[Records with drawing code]

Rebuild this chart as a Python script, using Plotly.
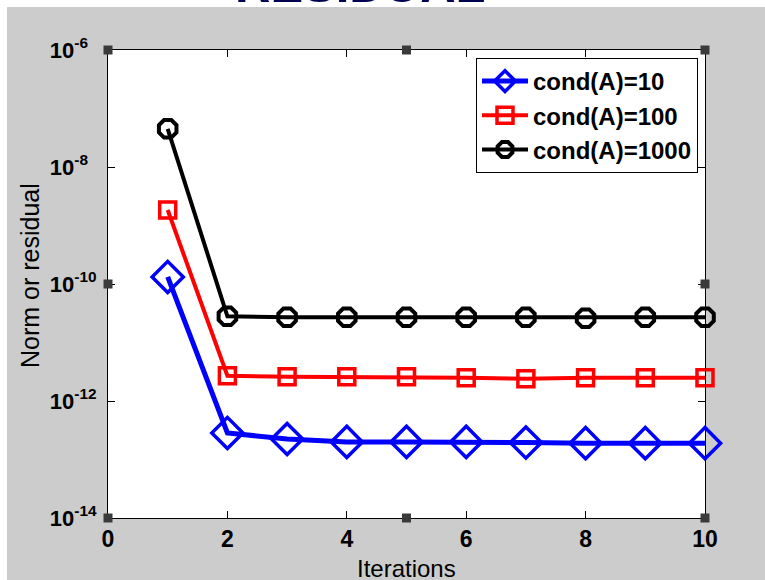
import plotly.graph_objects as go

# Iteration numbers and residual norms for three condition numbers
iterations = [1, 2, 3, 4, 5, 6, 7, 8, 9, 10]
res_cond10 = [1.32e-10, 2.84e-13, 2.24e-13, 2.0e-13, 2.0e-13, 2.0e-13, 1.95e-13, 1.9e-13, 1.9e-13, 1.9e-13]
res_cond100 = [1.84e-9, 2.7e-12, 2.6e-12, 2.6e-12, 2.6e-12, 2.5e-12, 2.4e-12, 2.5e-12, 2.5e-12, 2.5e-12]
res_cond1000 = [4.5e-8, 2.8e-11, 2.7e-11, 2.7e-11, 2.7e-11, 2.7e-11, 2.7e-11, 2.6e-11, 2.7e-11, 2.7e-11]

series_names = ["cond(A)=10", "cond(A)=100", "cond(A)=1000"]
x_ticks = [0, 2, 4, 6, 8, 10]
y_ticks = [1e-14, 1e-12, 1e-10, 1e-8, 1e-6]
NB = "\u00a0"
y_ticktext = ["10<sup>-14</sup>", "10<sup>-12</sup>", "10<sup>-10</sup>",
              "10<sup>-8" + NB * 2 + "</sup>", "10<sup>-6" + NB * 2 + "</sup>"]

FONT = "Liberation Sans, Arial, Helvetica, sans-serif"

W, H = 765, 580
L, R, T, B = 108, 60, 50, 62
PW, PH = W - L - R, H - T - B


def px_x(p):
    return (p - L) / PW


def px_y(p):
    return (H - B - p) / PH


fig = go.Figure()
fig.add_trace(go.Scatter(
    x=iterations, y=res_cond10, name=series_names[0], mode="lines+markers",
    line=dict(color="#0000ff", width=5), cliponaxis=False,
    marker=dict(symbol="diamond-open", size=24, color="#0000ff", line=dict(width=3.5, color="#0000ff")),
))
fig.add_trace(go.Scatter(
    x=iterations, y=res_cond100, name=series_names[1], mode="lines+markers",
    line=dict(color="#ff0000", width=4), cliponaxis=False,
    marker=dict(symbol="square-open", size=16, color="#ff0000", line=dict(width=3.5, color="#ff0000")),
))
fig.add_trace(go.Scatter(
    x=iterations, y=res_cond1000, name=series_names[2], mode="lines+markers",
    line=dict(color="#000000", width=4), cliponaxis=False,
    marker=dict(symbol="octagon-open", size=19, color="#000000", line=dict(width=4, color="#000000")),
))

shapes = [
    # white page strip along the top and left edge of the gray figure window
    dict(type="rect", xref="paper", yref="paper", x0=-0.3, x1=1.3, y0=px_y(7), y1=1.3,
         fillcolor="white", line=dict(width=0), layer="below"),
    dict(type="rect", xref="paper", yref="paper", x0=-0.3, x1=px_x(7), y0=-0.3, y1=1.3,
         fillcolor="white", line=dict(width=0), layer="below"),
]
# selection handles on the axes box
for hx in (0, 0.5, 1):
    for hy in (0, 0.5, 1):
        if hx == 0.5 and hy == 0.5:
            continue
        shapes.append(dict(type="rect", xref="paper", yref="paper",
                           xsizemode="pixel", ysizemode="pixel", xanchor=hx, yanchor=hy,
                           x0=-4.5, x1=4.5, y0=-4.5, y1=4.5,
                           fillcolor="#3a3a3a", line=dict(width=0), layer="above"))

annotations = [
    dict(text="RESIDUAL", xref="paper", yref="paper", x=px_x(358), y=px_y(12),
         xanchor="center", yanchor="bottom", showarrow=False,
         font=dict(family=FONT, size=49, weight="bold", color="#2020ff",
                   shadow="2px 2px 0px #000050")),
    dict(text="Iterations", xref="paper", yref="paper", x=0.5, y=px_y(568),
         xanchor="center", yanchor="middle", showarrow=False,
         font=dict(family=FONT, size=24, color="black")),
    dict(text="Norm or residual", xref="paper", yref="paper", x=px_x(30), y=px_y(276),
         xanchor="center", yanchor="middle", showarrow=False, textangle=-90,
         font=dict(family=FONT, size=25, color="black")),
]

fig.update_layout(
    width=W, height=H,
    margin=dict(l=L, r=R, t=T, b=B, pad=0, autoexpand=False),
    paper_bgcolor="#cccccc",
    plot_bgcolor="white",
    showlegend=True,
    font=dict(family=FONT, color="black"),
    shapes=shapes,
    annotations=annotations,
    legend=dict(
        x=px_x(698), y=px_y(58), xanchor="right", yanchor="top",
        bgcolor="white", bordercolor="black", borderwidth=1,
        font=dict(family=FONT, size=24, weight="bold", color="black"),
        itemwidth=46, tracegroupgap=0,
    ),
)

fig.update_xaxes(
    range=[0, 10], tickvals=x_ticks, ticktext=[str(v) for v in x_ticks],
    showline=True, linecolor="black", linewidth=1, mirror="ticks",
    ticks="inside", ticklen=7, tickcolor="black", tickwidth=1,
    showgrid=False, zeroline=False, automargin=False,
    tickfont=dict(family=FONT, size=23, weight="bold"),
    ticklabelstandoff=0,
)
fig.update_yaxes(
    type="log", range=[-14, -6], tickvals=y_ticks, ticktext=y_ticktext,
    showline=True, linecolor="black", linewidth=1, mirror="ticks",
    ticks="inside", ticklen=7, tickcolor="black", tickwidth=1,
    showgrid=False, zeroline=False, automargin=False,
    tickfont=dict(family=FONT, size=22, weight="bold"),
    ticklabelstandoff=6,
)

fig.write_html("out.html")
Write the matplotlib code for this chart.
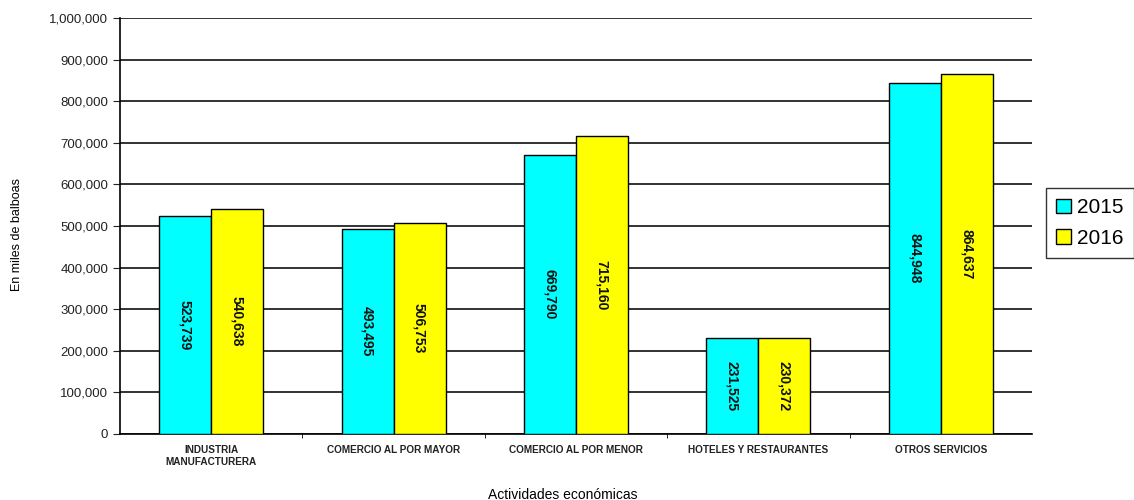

* WRITTEN TASK
Where a line above contains the string "this", copy that line.

* IN RESPONSE
Rebuild this chart as a Python script, using Plotly.
Write the matplotlib code for this chart.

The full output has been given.